MARIA ELS: Ich erinnere mich sehr gut an die schier nicht endenden Ströme von Flüchtlingen, darunter viele Familien mit kleinen Kindern, Babys, ältere Menschen. Es war ungewöhnlich heiß an diesen Spätsommertagen. Es mussten deshalb auf die Schnelle Versorgungszelte eingerichtet werden, um die Ankommenden mit Getränken und Essen zu versorgen. Auch medizinische Erstbetreuung war notwendig. Am Starnberger Flügelbahnhof haben wir eilig eine Registrierstelle aufgebaut. Unterbringung, Versorgung, Betreuung, medizinische Hilfeleistung in bisher nicht vorstellbarem Umfang war zu organisieren. Das erforderte ein intensives Zusammenwirken Vieler - staatlicher und kommunaler Stellen, Polizei, Hilfsorganisationen, medizinischer Dienste und schließlich half auch die Bundeswehr. Bis heute bin ich beeindruckt von dem so selbstverständlichen Zupacken. Es gab keine Bitten, die ohne Resonanz blieben, jeder brachte seine Expertise ein und wusste, was zu tun war. So gelang es zum Beispiel an einem Samstag, in einer unglaublichen engagierten Aktion, innerhalb weniger Stunden zwei Messehallen für die Aufnahme von Asylbewerbern herzurichten und dazu Feldbetten aus ganz Bayern herbei zu schaffen. Auch Landräte und Oberbürgermeister hatten oft nur einige Stunden Zeit, um benötigte Unterkunftsplätze zu schaffen. Wirklich planbar war nichts mehr. Wir haben auf ständig wechselnde Anforderungen reagiert, so gut es eben ging.

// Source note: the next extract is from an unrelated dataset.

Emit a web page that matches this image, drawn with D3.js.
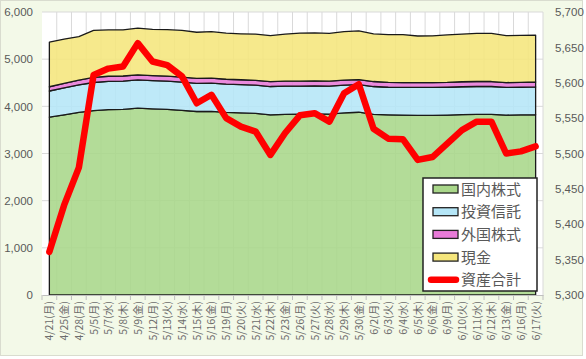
<!DOCTYPE html>
<html>
<head>
<meta charset="utf-8">
<script src="https://cdn.jsdelivr.net/npm/d3@7"></script>
<style>
  body { margin: 0; background: #fff; }
  svg { display: block; font-family: "Noto Sans CJK JP", "Noto Sans", sans-serif; }
</style>
</head>
<body>
<script>
const dates = ['4/21(月)', '4/25(金)', '4/28(月)', '5/5(月)', '5/7(水)', '5/8(木)', '5/9(金)',
  '5/12(月)', '5/13(火)', '5/14(水)', '5/15(木)', '5/16(金)', '5/19(月)', '5/20(火)', '5/21(水)',
  '5/22(木)', '5/23(金)', '5/26(月)', '5/27(火)', '5/28(水)', '5/29(木)', '5/30(金)', '6/2(月)',
  '6/3(火)', '6/4(水)', '6/5(木)', '6/6(金)', '6/9(月)', '6/10(火)', '6/11(水)', '6/12(木)',
  '6/13(金)', '6/16(月)', '6/17(火)'];

const domestic = [3770, 3820, 3870, 3910, 3930, 3935, 3960, 3945, 3935, 3915, 3890, 3895, 3870, 3860, 3850,
  3820, 3830, 3835, 3840, 3835, 3860, 3875, 3830, 3820, 3815, 3810, 3810, 3815, 3825, 3830, 3830, 3815, 3820, 3822];
const funds = [555, 570, 585, 595, 600, 600, 600, 600, 600, 600, 598, 598, 600, 600, 598,
  600, 600, 595, 595, 595, 590, 585, 590, 585, 585, 590, 590, 590, 590, 590, 590, 585, 585, 590];
const foreign = [90, 95, 100, 108, 108, 108, 108, 108, 106, 106, 104, 104, 104, 104, 104,
  104, 104, 104, 104, 104, 106, 108, 106, 104, 104, 104, 104, 104, 106, 106, 106, 104, 104, 104];
const cash = [946, 942, 925, 998, 982, 980, 988, 977, 984, 988, 979, 986, 976, 974, 979,
  974, 995, 1020, 1018, 1011, 1029, 1030, 1009, 1012, 1016, 987, 991, 1005, 1012, 1019, 1019, 996, 994, 994];
const total = [5361, 5427, 5480, 5611, 5620, 5623, 5656, 5630, 5625, 5609, 5571, 5583, 5550, 5538, 5531,
  5498, 5529, 5554, 5557, 5545, 5585, 5598, 5535, 5521, 5520, 5491, 5495, 5514, 5533, 5545, 5545, 5500, 5503, 5510];

const leftTicks = [0, 1000, 2000, 3000, 4000, 5000, 6000];
const rightTicks = [5300, 5350, 5400, 5450, 5500, 5550, 5600, 5650, 5700];

const seriesNames = ['国内株式', '投資信託', '外国株式', '現金'];
const seriesColors = ['#a9d78a', '#b5e6f7', '#e87ad8', '#f5e67c'];

const w = 586, h = 359;
const plotLeft = 42, plotRight = 543, plotTop = 12, plotBottom = 295;

const rows = dates.map((d, i) => ({ date: d, '国内株式': domestic[i], '投資信託': funds[i], '外国株式': foreign[i], '現金': cash[i] }));
const stacked = d3.stack().keys(seriesNames)(rows);

const x = d3.scaleBand().domain(dates).range([plotLeft, plotRight]);
const cx = (d) => x(d) + x.bandwidth() / 2;
const y = d3.scaleLinear().domain([0, 6000]).range([plotBottom, plotTop]);
const y2 = d3.scaleLinear().domain([5300, 5700]).range([plotBottom, plotTop]);

const svg = d3.select('body').append('svg').attr('width', w).attr('height', h);

svg.append('rect').attr('x', 0.5).attr('y', 0.5).attr('width', w - 4).attr('height', h - 4)
   .style('fill', '#f3f9e8').style('stroke', '#d9dccf');

svg.append('rect').attr('x', plotLeft).attr('y', plotTop).attr('width', plotRight - plotLeft).attr('height', plotBottom - plotTop)
   .style('fill', '#ffffff');

// grid
svg.append('g').selectAll('line').data(leftTicks.slice(1)).enter().append('line')
   .attr('x1', plotLeft).attr('x2', plotRight).attr('y1', (d) => y(d)).attr('y2', (d) => y(d))
   .style('stroke', '#d9d9d9');
svg.append('g').selectAll('line').data(dates).enter().append('line')
   .attr('x1', (d) => x(d) + x.bandwidth()).attr('x2', (d) => x(d) + x.bandwidth())
   .attr('y1', plotTop).attr('y2', plotBottom)
   .style('stroke', '#d9d9d9');

const area = d3.area()
  .x((d) => cx(d.data.date))
  .y0((d) => y(d[0]))
  .y1((d) => y(d[1]));

svg.append('g').selectAll('path').data(stacked).enter().append('path')
   .attr('d', area)
   .style('fill', (d, i) => seriesColors[i])
   .style('fill-opacity', 0.88)
   .style('stroke', '#1a1a1a')
   .style('stroke-width', 1.3)
   .style('stroke-linejoin', 'round');

// x axis
const xAxis = d3.axisBottom(x).tickSize(0).tickFormat(() => '');
svg.append('g').attr('id', 'x-axis').attr('transform', 'translate(0,' + plotBottom + ')').call(xAxis)
   .call((g) => g.select('.domain').style('stroke', '#bfbfbf'));
svg.append('g').selectAll('line').data(dates).enter().append('line')
   .attr('x1', (d) => x(d)).attr('x2', (d) => x(d))
   .attr('y1', plotBottom).attr('y2', plotBottom + 5).style('stroke', '#bfbfbf');
svg.append('line').attr('x1', plotRight).attr('x2', plotRight)
   .attr('y1', plotBottom).attr('y2', plotBottom + 5).style('stroke', '#bfbfbf');

svg.append('g').selectAll('text').data(dates).enter().append('text')
   .text((d) => d)
   .attr('transform', (d) => 'translate(' + (cx(d) + 4) + ',' + (plotBottom + 6) + ')rotate(-90)')
   .attr('text-anchor', 'end')
   .style('font-size', '10.6px')
   .style('fill', '#6b6b6b');

// y axes
const yAxis = d3.axisLeft(y).tickValues(leftTicks).tickSize(0).tickPadding(9).tickFormat(d3.format(','));
svg.append('g').attr('id', 'y-axis').attr('transform', 'translate(' + plotLeft + ',0)').call(yAxis)
   .call((g) => g.select('.domain').remove())
   .call((g) => g.selectAll('text').style('font-size', '11.5px').style('fill', '#595959')
     .style('font-family', '"Liberation Sans", Arial, sans-serif'));

const yAxis2 = d3.axisRight(y2).tickValues(rightTicks).tickSize(0).tickPadding(12).tickFormat(d3.format(','));
svg.append('g').attr('id', 'y-axis-2').attr('transform', 'translate(' + plotRight + ',0)').call(yAxis2)
   .call((g) => g.select('.domain').remove())
   .call((g) => g.selectAll('text').style('font-size', '11.5px').style('fill', '#595959')
     .style('font-family', '"Liberation Sans", Arial, sans-serif'));

// total line
const line = d3.line().x((d, i) => cx(dates[i])).y((d) => y2(d));
svg.append('path').datum(total).attr('d', line)
   .style('fill', 'none').style('stroke', '#ff0000').style('stroke-width', 6.5)
   .style('stroke-linejoin', 'round').style('stroke-linecap', 'round');

// legend
const lg = svg.append('g').attr('transform', 'translate(423,178)');
lg.append('rect').attr('width', 114).attr('height', 113)
  .style('fill', '#ffffff').style('stroke', '#222').style('stroke-width', 1.5);
seriesNames.forEach((name, i) => {
  const ly = 11 + i * 22.7;
  lg.append('rect').attr('x', 10).attr('y', ly - 4).attr('width', 25).attr('height', 8)
    .style('fill', seriesColors[i]).style('stroke', '#222').style('stroke-width', 1.3);
  lg.append('text').text(name).attr('x', 38).attr('y', ly + 5.5)
    .style('font-size', '15px').style('fill', '#595959');
});
const ly5 = 11 + 4 * 22.7;
lg.append('line').attr('x1', 8).attr('x2', 33).attr('y1', ly5).attr('y2', ly5)
  .style('stroke', '#ff0000').style('stroke-width', 6.5).style('stroke-linecap', 'round');
lg.append('text').text('資産合計').attr('x', 38).attr('y', ly5 + 5.5)
  .style('font-size', '15px').style('fill', '#595959');
</script>
</body>
</html>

Els: "Ich fragte mich oft, was in den Menschen vorgeht"
Waren Sie auch selbst am Hauptbahnhof oder in einer Flüchtlingsunterkunft?
Der damalige Regierungspräsident Hillenbrand und ich waren ständig unterwegs zwischen Dienststelle, Hauptbahnhof, Ankunftszentrum und diversen Unterkünften.
Was ging da in Ihnen vor?
Natürlich stand die Erfüllung unserer Aufgaben im Vordergrund, aber ich fragte mich oft, was in den Menschen vorgeht, wenn sie aus den Zügen ausstiegen oder geduldig auf die Zuteilung eines Bettes warteten, welche Erwartungen und Hoffnungen sie mitbringen und was sich davon erfüllen wird.

Haben Sie eine persönliche Erfahrung mit einem Asylsuchenden?
Einige, aber besonders berührt haben mich viele Kinder, die an der Hand ihrer Eltern die Bahnsteige entlang kamen. Die müden und schüchternen Blicke werde ich nicht vergessen.
Eine entscheidende Aufgabe war, die Menschen unterzubringen. Was für Gebäude wurden alles genutzt?
Neben Turnhallen, Traglufthallen, Gewerbeimmobilien und leerstehenden Kasernengebäuden wurden auch Wohncontainer und selbst Zelte für eine vorübergehende Unterbringung genutzt. Die Landeshauptstadt München stellte beispielsweise das Jugendzeltlager Kapuzinerhölzl zur Verfügung und richtete eine provisorische Unterkunft im Olympia-Radsportstadion ein.
Els: "Insgesamt wurden 65 Gemeinschaftsunterkünfte neu eröffnet"
Wie viele Unterkünfte sind in der Folgezeit gebaut worden?
Seit 2015 hat die Regierung von Oberbayern insgesamt 65 Gemeinschaftsunterkünfte neu eröffnet. Davon wurden 22 neu gebaut. Die übrigen entstanden im Wesentlichen durch Anmietungen oder Vergrößerung bereits bestehender Objekte.
Stehen davon heute viele leer?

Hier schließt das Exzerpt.